>> start

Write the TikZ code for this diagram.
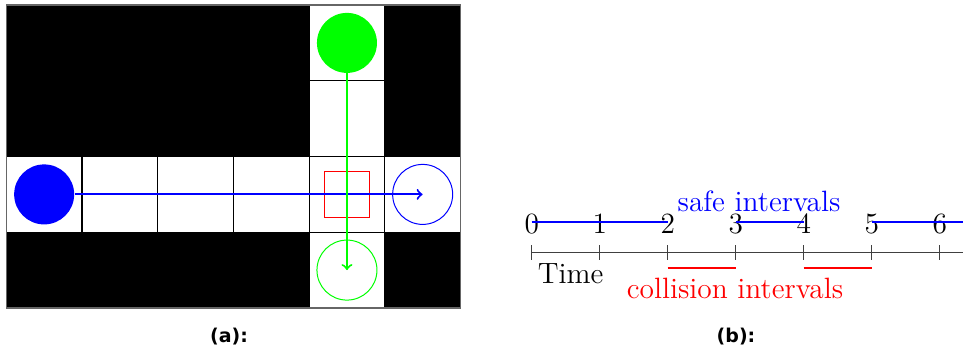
\documentclass[tikz,border=0pt]{standalone}
\usepackage{fontspec}
\newfontfamily\capfont{DejaVu Sans}
\begin{document}
\begin{tikzpicture}[x=0.5pt,y=-0.5pt,
  gridline/.style={draw=black,line width=0.6pt},
  gridborder/.style={draw=black!60,line width=0.7pt},
  agent/.style={circle,inner sep=0pt,minimum size=30pt},
  goal/.style={circle,inner sep=0pt,minimum size=30pt,line width=0.5pt},
  conflict/.style={rectangle,draw=red,line width=0.5pt,inner sep=0pt,minimum size=22.7pt},
  pathline/.style={line width=1pt,->},
  axisline/.style={draw=black!75,line width=0.5pt},
  ticklabel/.style={anchor=base,inner sep=0pt,font=\fontsize{14.7}{17}\selectfont},
  axtext/.style={anchor=base,inner sep=0pt,font=\fontsize{14.7}{17}\selectfont},
  safe/.style={blue,line width=1.1pt},
  unsafe/.style={red,line width=1.1pt},
  caption/.style={anchor=base,inner sep=0pt,font=\capfont\bfseries\fontsize{9.5}{11}\selectfont}]
\useasboundingbox (0,0) rectangle (963,353);

% ---- grid world: obstacles in black, free cells in white
\fill[black] (6.3,5) rectangle (460.5,308);
\fill[white] (309.1,5) rectangle (384.8,308);
\fill[white] (6.3,156.5) rectangle (460.5,232.25);
\foreach \i in {1,...,5}
  \draw[gridline] ({6.3+75.7*\i},5) -- ({6.3+75.7*\i},308);
\foreach \j in {1,...,3}
  \draw[gridline] (6.3,{5+75.75*\j}) -- (460.5,{5+75.75*\j});
\draw[gridborder] (6.3,5) rectangle (460.5,308);

% ---- agents, goals and the conflicting cell
\node[conflict] (cf) at (346.95,194.6) {};
\node[agent,fill=blue] (bs) at (44.15,194.4) {};
\node[goal,draw=blue] (bg) at (422.65,194.4) {};
\node[agent,fill=green] (gs) at (346.95,42.9) {};
\node[goal,draw=green] (gg) at (346.95,270.1) {};
\draw[pathline,blue] (bs) -- (bg.center);
\draw[pathline,green] (gs) -- (gg.center);

% ---- time axis with safe and collision intervals
\foreach \k in {0,...,6}
  \coordinate (t\k) at ({531.7+68*\k},252.7);
\coordinate (tend) at (963,252.7);
\draw[axisline] (t0) -- (tend);
\foreach \k in {0,...,6} {
  \draw[axisline] ([yshift=3.75pt]t\k) -- ([yshift=-3.75pt]t\k);
  \node[ticklabel] (l\k) at ([yshift=9.85pt]t\k) {\k};
}
\draw[safe] ([yshift=15.2pt]t0) -- ([yshift=15.2pt]t2);
\draw[safe] ([yshift=15.2pt]t3) -- ([yshift=15.2pt]t4);
\draw[safe] ([yshift=15.2pt]t5) -- ([yshift=15.2pt]tend);
\draw[unsafe] ([yshift=-7.5pt]t2) -- ([yshift=-7.5pt]t3);
\draw[unsafe] ([yshift=-7.5pt]t4) -- ([yshift=-7.5pt]t5);
\node[axtext,blue] (safelbl) at (759,211) {safe intervals};
\node[axtext,red] (colllbl) at (735,298.3) {collision intervals};
\node[axtext,anchor=base west] (timelbl) at (537.5,283.3) {Time};

% ---- sub-figure captions
\node[caption] (capa) at (229,342) {(a):};
\node[caption] (capb) at (736,342) {(b):};
\end{tikzpicture}
\end{document}
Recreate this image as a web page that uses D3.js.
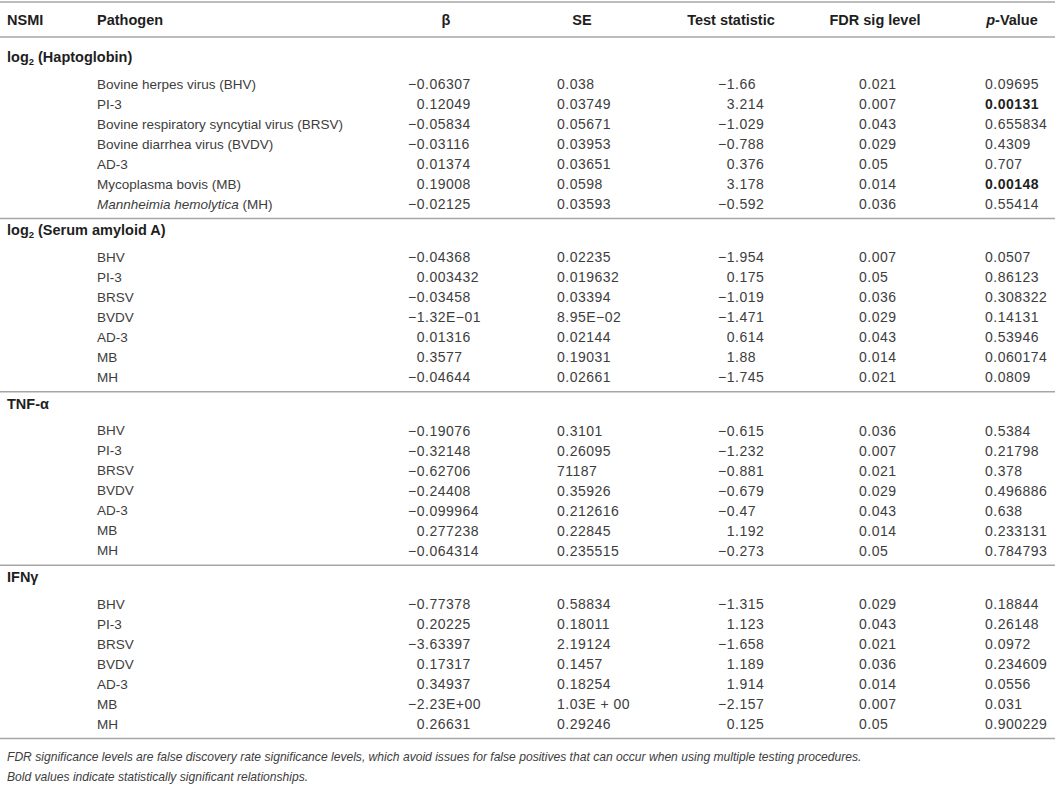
<!DOCTYPE html>
<html>
<head>
<meta charset="utf-8">
<script src="https://cdn.jsdelivr.net/npm/d3@7"></script>
<style>
  html, body { margin: 0; padding: 0; background: #fff; }
  svg { display: block; font-family: "Liberation Sans", Arial, sans-serif; }
</style>
</head>
<body>
<div id="table"></div>
<script>
// table content
const columns = ["NSMI", "Pathogen", "β", "SE", "Test statistic", "FDR sig level", "*p*-Value"]
const groups = ["log2 (Haptoglobin)", "log2 (Serum amyloid A)", "TNF-α", "IFNγ"]
const pathogensLong = ["Bovine herpes virus (BHV)", "PI-3", "Bovine respiratory syncytial virus (BRSV)",
  "Bovine diarrhea virus (BVDV)", "AD-3", "Mycoplasma bovis (MB)", "*Mannheimia hemolytica* (MH)"]
const pathogensShort = ["BHV", "PI-3", "BRSV", "BVDV", "AD-3", "MB", "MH"]

const beta = [
  ["−0.06307", "0.12049", "−0.05834", "−0.03116", "0.01374", "0.19008", "−0.02125"],
  ["−0.04368", "0.003432", "−0.03458", "−1.32E−01", "0.01316", "0.3577", "−0.04644"],
  ["−0.19076", "−0.32148", "−0.62706", "−0.24408", "−0.099964", "0.277238", "−0.064314"],
  ["−0.77378", "0.20225", "−3.63397", "0.17317", "0.34937", "−2.23E+00", "0.26631"]
]
const se = [
  ["0.038", "0.03749", "0.05671", "0.03953", "0.03651", "0.0598", "0.03593"],
  ["0.02235", "0.019632", "0.03394", "8.95E−02", "0.02144", "0.19031", "0.02661"],
  ["0.3101", "0.26095", "71187", "0.35926", "0.212616", "0.22845", "0.235515"],
  ["0.58834", "0.18011", "2.19124", "0.1457", "0.18254", "1.03E + 00", "0.29246"]
]
const testStat = [
  ["−1.66", "3.214", "−1.029", "−0.788", "0.376", "3.178", "−0.592"],
  ["−1.954", "0.175", "−1.019", "−1.471", "0.614", "1.88", "−1.745"],
  ["−0.615", "−1.232", "−0.881", "−0.679", "−0.47", "1.192", "−0.273"],
  ["−1.315", "1.123", "−1.658", "1.189", "1.914", "−2.157", "0.125"]
]
const fdr = [
  ["0.021", "0.007", "0.043", "0.029", "0.05", "0.014", "0.036"],
  ["0.007", "0.05", "0.036", "0.029", "0.043", "0.014", "0.021"],
  ["0.036", "0.007", "0.021", "0.029", "0.043", "0.014", "0.05"],
  ["0.029", "0.043", "0.021", "0.036", "0.014", "0.007", "0.05"]
]
const pValue = [
  ["0.09695", "0.00131", "0.655834", "0.4309", "0.707", "0.00148", "0.55414"],
  ["0.0507", "0.86123", "0.308322", "0.14131", "0.53946", "0.060174", "0.0809"],
  ["0.5384", "0.21798", "0.378", "0.496886", "0.638", "0.233131", "0.784793"],
  ["0.18844", "0.26148", "0.0972", "0.234609", "0.0556", "0.031", "0.900229"]
]
// rows (per group) whose p-value is significant
const boldP = [[1, 5], [], [], []]
const footnotes = [
  "FDR significance levels are false discovery rate significance levels, which avoid issues for false positives that can occur when using multiple testing procedures.",
  "Bold values indicate statistically significant relationships."
]

const width = 1055
const height = 792
const nameSize = 13.5
const numSize = 14
const numSpacing = 0.5
const headSize = 14.5
const textColor = "#3d3d3d"
const headColor = "#1e1e1e"
const ruleColor = "#a6a6a6"

// column anchors (decimal point for beta / test statistic, left edge otherwise)
const colX = { nsmi: 7, pathogen: 97, beta: 425, se: 557, test: 735, fdr: 859, p: 985 }
const headerX = [7, 97, 446, 582, 731, 875, 1012]
const headerAnchor = ["start", "start", "middle", "middle", "middle", "middle", "middle"]

// vertical layout
const y = d3.scaleLinear().domain([0, groups.length - 1]).range([84, 604])   // first data row of each group
const rowY = d3.scaleLinear().domain([0, 6]).range([0, 120])                 // row offset inside group

const svg = d3.select("#table").append("svg")
  .attr("width", width)
  .attr("height", height)
  .attr("viewBox", [0, 0, width, height].join(" "))

// writes "*italic* normal" strings into a text element
function richText(sel, str) {
  str.split("*").forEach((part, i) => {
    if (!part) return
    sel.append("tspan").attr("font-style", i % 2 ? "italic" : null).text(part)
  })
}

const rule = yy => svg.append("line")
  .attr("x1", 0).attr("x2", width)
  .attr("y1", yy).attr("y2", yy)
  .attr("stroke", ruleColor)
  .attr("stroke-width", 1.5)

// header
rule(2)
rule(37)
svg.append("g")
  .selectAll("text")
  .data(columns)
  .join("text")
  .attr("x", (d, i) => headerX[i])
  .attr("y", 20)
  .attr("dy", "0.35em")
  .attr("text-anchor", (d, i) => headerAnchor[i])
  .attr("font-size", headSize)
  .attr("font-weight", "bold")
  .attr("fill", headColor)
  .each(function(d) { richText(d3.select(this), d) })

// width of a string in the number font, for decimal alignment
const probe = svg.append("text")
  .attr("font-size", numSize)
  .attr("letter-spacing", numSpacing)
  .attr("visibility", "hidden")
function textW(s) {
  probe.text(s)
  return probe.node().getComputedTextLength()
}
function decimalX(s, xDec) {
  const k = s.indexOf(".")
  const intPart = k < 0 ? s : s.slice(0, k)
  return xDec - textW(intPart)
}

groups.forEach((name, g) => {
  const y0 = y(g)
  // group heading
  const head = svg.append("text")
    .attr("x", colX.nsmi)
    .attr("y", y0 - 27)
    .attr("dy", "0.35em")
    .attr("font-size", headSize)
    .attr("font-weight", "bold")
    .attr("fill", headColor)
  if (name.startsWith("log2")) {
    head.append("tspan").text("log")
    head.append("tspan").attr("font-size", headSize * 0.65).attr("dy", 3).text("2")
    head.append("tspan").attr("dy", -3).text(name.slice(4))
  } else {
    head.text(name)
  }

  const rows = d3.range(7).map(i => ({
    i: i,
    name: g === 0 ? pathogensLong[i] : pathogensShort[i],
    beta: beta[g][i],
    se: se[g][i],
    test: testStat[g][i],
    fdr: fdr[g][i],
    p: pValue[g][i],
    bold: boldP[g].includes(i)
  }))

  const row = svg.append("g")
    .attr("fill", textColor)
    .selectAll("g")
    .data(rows)
    .join("g")
    .attr("transform", d => `translate(0,${y0 + rowY(d.i)})`)

  row.append("text").attr("x", colX.pathogen).attr("dy", "0.35em")
    .attr("font-size", nameSize)
    .each(function(d) { richText(d3.select(this), d.name) })

  const num = (x, f) => row.append("text")
    .attr("x", x)
    .attr("dy", "0.35em")
    .attr("font-size", numSize)
    .attr("letter-spacing", numSpacing)
    .text(f)

  num(d => decimalX(d.beta, colX.beta), d => d.beta)
  num(colX.se, d => d.se)
  num(d => decimalX(d.test, colX.test), d => d.test)
  num(colX.fdr, d => d.fdr)
  num(colX.p, d => d.p)
    .attr("font-weight", d => d.bold ? "bold" : null)
    .attr("fill", d => d.bold ? headColor : null)

  rule(y0 + rowY(6) + 14.5)
})
probe.remove()

// footnotes
svg.append("g")
  .selectAll("text")
  .data(footnotes)
  .join("text")
  .attr("x", 7)
  .attr("y", (d, i) => 757 + i * 20)
  .attr("dy", "0.35em")
  .attr("font-size", 12.1)
  .attr("font-style", "italic")
  .attr("fill", textColor)
  .text(d => d)
</script>
</body>
</html>
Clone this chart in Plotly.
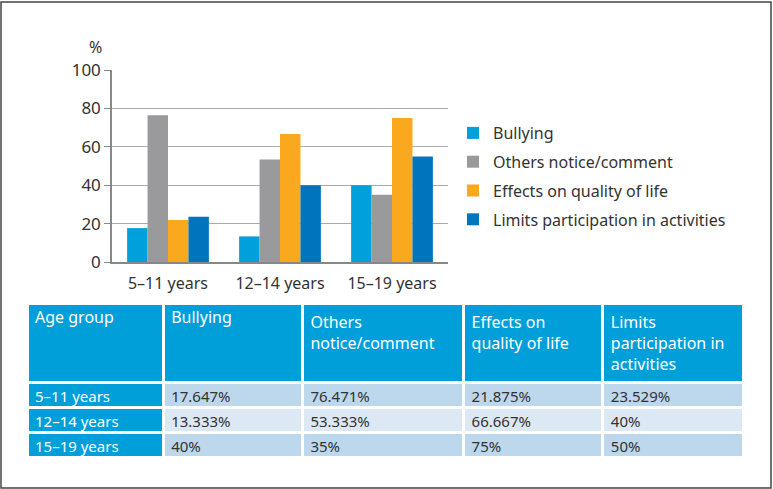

>> end

Exercise directions >>
Could the lines from the top of the material through the line with "(gs) -- (gg.center);" be repeated exactly, pictures left out?

Exercise solution >>
Write the TikZ code for this diagram.
\documentclass[tikz,border=0pt]{standalone}
\usepackage{fontspec}
\newfontfamily\capfont{DejaVu Sans}
\begin{document}
\begin{tikzpicture}[x=0.5pt,y=-0.5pt,
  gridline/.style={draw=black,line width=0.6pt},
  gridborder/.style={draw=black!60,line width=0.7pt},
  agent/.style={circle,inner sep=0pt,minimum size=30pt},
  goal/.style={circle,inner sep=0pt,minimum size=30pt,line width=0.5pt},
  conflict/.style={rectangle,draw=red,line width=0.5pt,inner sep=0pt,minimum size=22.7pt},
  pathline/.style={line width=1pt,->},
  axisline/.style={draw=black!75,line width=0.5pt},
  ticklabel/.style={anchor=base,inner sep=0pt,font=\fontsize{14.7}{17}\selectfont},
  axtext/.style={anchor=base,inner sep=0pt,font=\fontsize{14.7}{17}\selectfont},
  safe/.style={blue,line width=1.1pt},
  unsafe/.style={red,line width=1.1pt},
  caption/.style={anchor=base,inner sep=0pt,font=\capfont\bfseries\fontsize{9.5}{11}\selectfont}]
\useasboundingbox (0,0) rectangle (963,353);

% ---- grid world: obstacles in black, free cells in white
\fill[black] (6.3,5) rectangle (460.5,308);
\fill[white] (309.1,5) rectangle (384.8,308);
\fill[white] (6.3,156.5) rectangle (460.5,232.25);
\foreach \i in {1,...,5}
  \draw[gridline] ({6.3+75.7*\i},5) -- ({6.3+75.7*\i},308);
\foreach \j in {1,...,3}
  \draw[gridline] (6.3,{5+75.75*\j}) -- (460.5,{5+75.75*\j});
\draw[gridborder] (6.3,5) rectangle (460.5,308);

% ---- agents, goals and the conflicting cell
\node[conflict] (cf) at (346.95,194.6) {};
\node[agent,fill=blue] (bs) at (44.15,194.4) {};
\node[goal,draw=blue] (bg) at (422.65,194.4) {};
\node[agent,fill=green] (gs) at (346.95,42.9) {};
\node[goal,draw=green] (gg) at (346.95,270.1) {};
\draw[pathline,blue] (bs) -- (bg.center);
\draw[pathline,green] (gs) -- (gg.center);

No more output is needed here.